À La Courneuve, en région parisienne, l’école privée catholique Saint-Yves « casse les codes » et construit chaque jour une éthique de l’égalité dans les jeux pour enfant.
« On vit avec notre temps et il faut une ouverture. Ici, quelle que soit la confession des familles, personne n’est choqué par ce que l’on transmet aux enfants », explique Franck Eustache, directeur de l’établissement. Il met d’ailleurs un point d’honneur à afficher, sur le mur à l’entrée de l’école, des dessins qui brisent certains stéréotypes. Là, des images peuvent montrer des filles aventurières et des garçons en cuisine.
Dans cet établissement, l’équipe enseignante est attachée à l’égalité et à la mixité.

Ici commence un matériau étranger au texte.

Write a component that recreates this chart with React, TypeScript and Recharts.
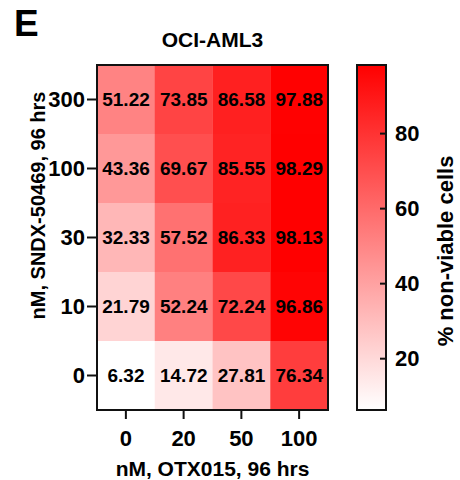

Écolières et écoliers doivent partager le même petit bureau, pareil pour les jeux collectifs. Les parties de foot sont limitées et incluent les filles. Quant aux débats philosophiques, ils abordent des thématiques qui « démontent » les stéréotypes.
Des parents investis ont même créé des dépliants en guise d’imagiers qui montrent des personnalités diverses de femmes policières ou d’hommes en kilt. De plus, tous les vendredis, on y fête le Color Day : une journée où les enfants s’habillent tous de la même couleur.